TrimixToo
Contributor
Here is a tiny fact: a compass won't work inside a wreck, but it will in a cave! Leaving stage bottles at a wreck just like you would in a cave can cost your live! Just as it did in shadow divers! Read the book!
I have read what I think are all three books that include information about the Rouse's misadventure, and spoken personally and at some length with one of the authors, and I have a very different point of view. I think the Rouses did not die because they staged their deco gas, but because they could not find it, had insufficient reserves to do the necessary deco without it (like most of us, they had no lost gas plan to cover losing all of it), and were too debilitated upon reaching the surface to accept more gas and resubmerge to do the deco they needed to survive. A very similar thing happened to Bernie Chowdhury as well, as he has written of, but he was fortunate enough to survive it.

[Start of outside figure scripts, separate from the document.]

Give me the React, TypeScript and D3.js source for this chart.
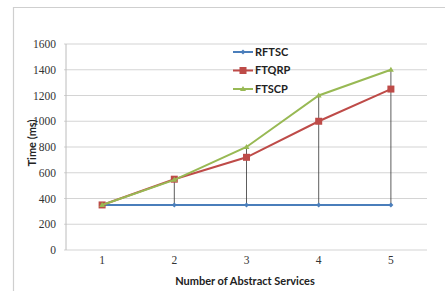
import * as d3 from 'd3'

const categories = ['1', '2', '3', '4', '5']
const rftsc = [350, 350, 350, 350, 350]
const ftqrp = [350, 550, 720, 1000, 1250]
const ftscp = [350, 545, 800, 1200, 1400]
const yTicks = [0, 200, 400, 600, 800, 1000, 1200, 1400, 1600]

const W = 445
const H = 291
const M = { left: 66, right: 18, top: 44, bottom: 41 }

const series = [
  { name: 'RFTSC', values: rftsc, color: '#4a7ebb', marker: 'diamond' },
  { name: 'FTQRP', values: ftqrp, color: '#be4b48', marker: 'square' },
  { name: 'FTSCP', values: ftscp, color: '#98b954', marker: 'triangle' }
]

function Marker({ type, x, y, color }: { type: string; x: number; y: number; color: string }) {
  if (type === 'square') {
    return <rect x={x - 3.5} y={y - 3.5} width={7} height={7} fill={color} />
  }
  if (type === 'triangle') {
    return <path d={`M${x},${y - 3} L${x + 3},${y + 2} L${x - 3},${y + 2} Z`} fill={color} />
  }
  return <path d={`M${x},${y - 2.5} L${x + 2.5},${y} L${x},${y + 2.5} L${x - 2.5},${y} Z`} fill={color} />
}

export default function App() {
  const x = d3.scaleBand().domain(categories).range([M.left, W - M.right])
  const y = d3.scaleLinear().domain([0, 1600]).range([H - M.bottom, M.top])
  const cx = (c: string) => (x(c) ?? 0) + x.bandwidth() / 2

  const line = d3.line<number>()
    .x((_, i) => cx(categories[i]))
    .y(d => y(d))

  const serifFont = 'Liberation Serif, DejaVu Serif, serif'
  const sansFont = 'Lato, DejaVu Sans, sans-serif'

  return (
    <svg width={W} height={H} style={{ position: 'absolute', left: 0, top: 0, background: '#fff' }}>
      {/* frame */}
      <path d={`M${W + 2},7.5 H13.5 V${H + 2}`} fill="none" stroke="#cfcfcf" strokeWidth={1.2} />

      {/* grid */}
      {yTicks.map(t => (
        <line key={t} x1={M.left - 2} x2={W - M.right} y1={y(t)} y2={y(t)} stroke="#d4d4d4" strokeWidth={1.2} />
      ))}
      <line x1={M.left} x2={M.left} y1={y(1600)} y2={y(0)} stroke="#bcbcbc" strokeWidth={1} />

      {/* y tick labels */}
      {yTicks.map(t => (
        <text key={t} x={56} y={y(t)} dy="0.35em" textAnchor="end" fontFamily={serifFont} fontSize={11.5} fill="#333">
          {t}
        </text>
      ))}

      {/* x tick labels */}
      {categories.map(c => (
        <text key={c} x={cx(c)} y={264} textAnchor="middle" fontFamily={serifFont} fontSize={11.5} fill="#333">
          {c}
        </text>
      ))}

      {/* high-low lines */}
      {categories.map((c, i) => {
        const vals = series.map(s => s.values[i])
        return (
          <line key={c} x1={cx(c)} x2={cx(c)} y1={y(d3.max(vals) ?? 0)} y2={y(d3.min(vals) ?? 0)} stroke="#333" strokeWidth={0.8} />
        )
      })}

      {/* series */}
      {series.map(s => (
        <g key={s.name}>
          <path d={line(s.values) ?? ''} fill="none" stroke={s.color} strokeWidth={2} />
          {s.values.map((v, i) => (
            <Marker key={i} type={s.marker} x={cx(categories[i])} y={y(v)} color={s.color} />
          ))}
        </g>
      ))}

      {/* legend */}
      {series.map((s, i) => {
        const ly = 52 + i * 18.5
        return (
          <g key={s.name}>
            <line x1={233} x2={253} y1={ly} y2={ly} stroke={s.color} strokeWidth={2} />
            <Marker type={s.marker} x={243} y={ly} color={s.color} />
            <text x={255} y={ly} dy="0.35em" fontFamily={sansFont} fontSize={11} fontWeight="bold" fill="#222">
              {s.name}
            </text>
          </g>
        )
      })}

      {/* axis titles */}
      <text x={245} y={285} textAnchor="middle" fontFamily={sansFont} fontSize={11} fontWeight="bold" fill="#222">
        Number of Abstract Services
      </text>
      <text transform={`translate(36,143) rotate(-90)`} textAnchor="middle" fontFamily={sansFont} fontSize={11} fontWeight="bold" fill="#222">
        Time (ms)
      </text>
    </svg>
  )
}
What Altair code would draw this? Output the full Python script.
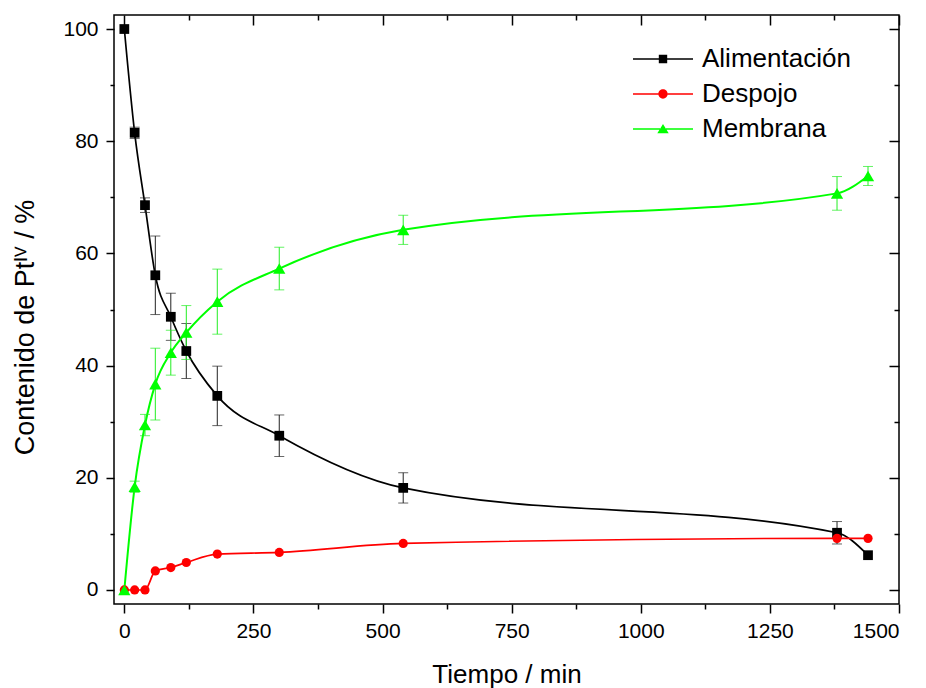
import altair as alt
import pandas as pd

# Sampling times (min)
tiempo = [0, 20, 40, 60, 90, 120, 180, 300, 540, 1380, 1440]

# Pt(IV) content (%) per compartment, with standard deviations
alimentacion = [100.0, 81.5, 68.6, 56.1, 48.7, 42.6, 34.6, 27.5, 18.2, 10.2, 6.2]
alimentacion_err = [0.0, 1.0, 1.3, 7.0, 4.2, 4.9, 5.3, 3.7, 2.7, 2.0, 0.0]
despojo = [0.0, 0.0, 0.0, 3.4, 4.0, 4.9, 6.4, 6.7, 8.3, 9.2, 9.2]
despojo_err = [0.0, 0.0, 0.0, 0.0, 0.0, 0.0, 0.0, 0.0, 0.0, 0.0, 0.0]
membrana = [0.0, 18.4, 29.4, 36.7, 42.3, 45.9, 51.4, 57.3, 64.2, 70.7, 73.8]
membrana_err = [0.0, 1.0, 1.9, 6.4, 4.0, 4.8, 5.8, 3.8, 2.6, 3.0, 1.7]

series = ["Alimentación", "Despojo", "Membrana"]

# Axis ticks
x_major = [0, 250, 500, 750, 1000, 1250, 1500]
x_minor = [125, 375, 625, 875, 1125, 1375]
y_major = [0, 20, 40, 60, 80, 100]
y_minor = [10, 30, 50, 70, 90]

colors = ["#000000", "#ff0000", "#00ff00"]
err_colors = ["#222222", "#ff0000", "#22ee22"]
markers = [("square", 95), ("circle", 85), ("triangle-up", 150)]
line_widths = [1.7, 1.7, 2.0]

rows = []
for name, vals, errs in [
    ("Alimentación", alimentacion, alimentacion_err),
    ("Despojo", despojo, despojo_err),
    ("Membrana", membrana, membrana_err),
]:
    for t, v, e in zip(tiempo, vals, errs):
        rows.append({"serie": name, "tiempo": t, "valor": v, "err": e,
                     "lo": v - e, "hi": v + e})
df = pd.DataFrame(rows)

FONT = "Liberation Sans"
xs = alt.Scale(domain=[-20, 1500], nice=False, zero=False)
ys = alt.Scale(domain=[-2.5, 102.5], nice=False, zero=False)
color_scale = alt.Scale(domain=series, range=colors)

# Legend glyphs: a line segment with the series marker in the middle
t = 0.026
sq = 0.14
r = 0.155
legend_paths = [
    f"M-1,-{t}H-{sq}V{t}H-1Z M{sq},-{t}H1V{t}H{sq}Z M-{sq},-{sq}H{sq}V{sq}H-{sq}Z",
    f"M-1,-{t}H-{r}V{t}H-1Z M{r},-{t}H1V{t}H{r}Z "
    f"M-{r},0A{r},{r} 0 1,1 {r},0A{r},{r} 0 1,1 -{r},0Z",
    f"M-1,-{t}H-0.1V{t}H-1Z M0.1,-{t}H1V{t}H0.1Z M0,-0.17L0.19,0.145H-0.19Z",
]
shape_scale = alt.Scale(domain=series, range=legend_paths)


def xenc(axis=None, field="tiempo:Q"):
    return alt.X(field, scale=xs, axis=axis)


def yenc(axis=None, field="valor:Q"):
    return alt.Y(field, scale=ys, axis=axis)


base = alt.Chart(df)
axis_style = dict(grid=False, domain=False, tickColor="black", tickWidth=1.5)

# Invisible marks that carry the combined colour/shape legend
legend_props = dict(title=None, orient="none", legendX=519, legendY=31.5)
legend_layer = base.mark_point(filled=True, size=0).encode(
    x=xenc(alt.Axis(values=x_major, format="d", title="Tiempo / min",
                    tickSize=9, labelPadding=7, titlePadding=20, **axis_style)),
    y=yenc(alt.Axis(values=y_major, title="Contenido de Ptᴵⱽ / %",
                    tickSize=8, labelPadding=8, titlePadding=23,
                    titleFontSize=27, titleY=312, **axis_style)),
    color=alt.Color("serie:N", scale=color_scale, sort=series,
                    legend=alt.Legend(**legend_props)),
    shape=alt.Shape("serie:N", scale=shape_scale, sort=series,
                    legend=alt.Legend(**legend_props)),
)

line_layers, err_layers, point_layers = [], [], []
for name, col, ecol, (shape, size), lw in zip(series, colors, err_colors,
                                               markers, line_widths):
    sub = base.transform_filter(alt.datum.serie == name)
    line_layers.append(
        sub.mark_line(interpolate="monotone", strokeWidth=lw, color=col)
        .encode(x=xenc(), y=yenc())
    )
    errs = sub.transform_filter("datum.err > 0")
    err_layers.append(
        errs.mark_rule(strokeWidth=1, color=ecol)
        .encode(x=xenc(), y=yenc(field="lo:Q"), y2="hi:Q")
    )
    for f in ("lo:Q", "hi:Q"):
        err_layers.append(
            errs.mark_tick(orient="horizontal", size=10, thickness=1, color=ecol)
            .encode(x=xenc(), y=yenc(field=f))
        )
    point_layers.append(
        sub.mark_point(filled=True, shape=shape, size=size, color=col, opacity=1)
        .encode(x=xenc(), y=yenc())
    )


def axis_layer(xaxis, yaxis):
    return base.mark_point(opacity=0).encode(x=xenc(xaxis), y=yenc(yaxis))


minor_ax = axis_layer(
    alt.Axis(orient="bottom", values=x_minor, labels=False, title=None,
             tickSize=5, **axis_style),
    alt.Axis(orient="left", values=y_minor, labels=False, title=None,
             tickSize=4, **axis_style),
)
mirror_major = axis_layer(
    alt.Axis(orient="top", values=x_major, labels=False, title=None,
             tickSize=10, offset=-10, **axis_style),
    alt.Axis(orient="right", values=y_major, labels=False, title=None,
             tickSize=10, offset=-10, **axis_style),
)
mirror_minor = axis_layer(
    alt.Axis(orient="top", values=x_minor, labels=False, title=None,
             tickSize=5, offset=-5, **axis_style),
    alt.Axis(orient="right", values=y_minor, labels=False, title=None,
             tickSize=5, offset=-5, **axis_style),
)

chart = (
    alt.layer(legend_layer, *line_layers, *err_layers, *point_layers,
              minor_ax, mirror_major, mirror_minor)
    .resolve_axis(x="independent", y="independent")
    .properties(width=785, height=589, autosize="none",
                padding={"left": 114, "top": 15, "right": 27, "bottom": 84},
                background="white")
    .configure_view(stroke="black", strokeWidth=1.5)
    .configure_axis(labelFont=FONT, labelFontSize=21, labelColor="black",
                    titleFont=FONT, titleFontSize=26, titleColor="black",
                    titleFontWeight="normal")
    .configure_legend(padding=0, symbolSize=3600, symbolStrokeWidth=0,
                      clipHeight=25, rowPadding=8, labelOffset=9,
                      labelFont=FONT, labelFontSize=26, labelColor="black",
                      symbolOpacity=1, labelLimit=0)
)

chart.save("out.html", embed_options={"renderer": "svg", "actions": False})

I routinely stage my deco gas, typically in one of three places: At the upline (but *not* attached to it!), outside the entrance I use to start penetration, or not far inside that same entrance. In any event, they are clipped to something solid, and my line leads me back to them. On exit, I will find them with or without visibility. Inside the wreck they would be a liability, adding to my profile, increasing complexity for negotiating restrictions, increasing the risk of entanglement, and sometimes entirely preventing me from going where I would otherwise go with relative ease.
Staging them is the only practical way to solve these problems. In this respect, and perhaps only in this respect, OC is better than CCR for penetration in my opinion. A CCR diver cannot safely stage bailouts the way an OC diver can stage gases that are unbreathable at depth. I don't sidemount, but a SM diver staging deco gas can get in and out of spaces I cannot pass with a quick unclip/get through/reclip sequence that reduces the diver's profile and does not even require slowing down to pass the restriction.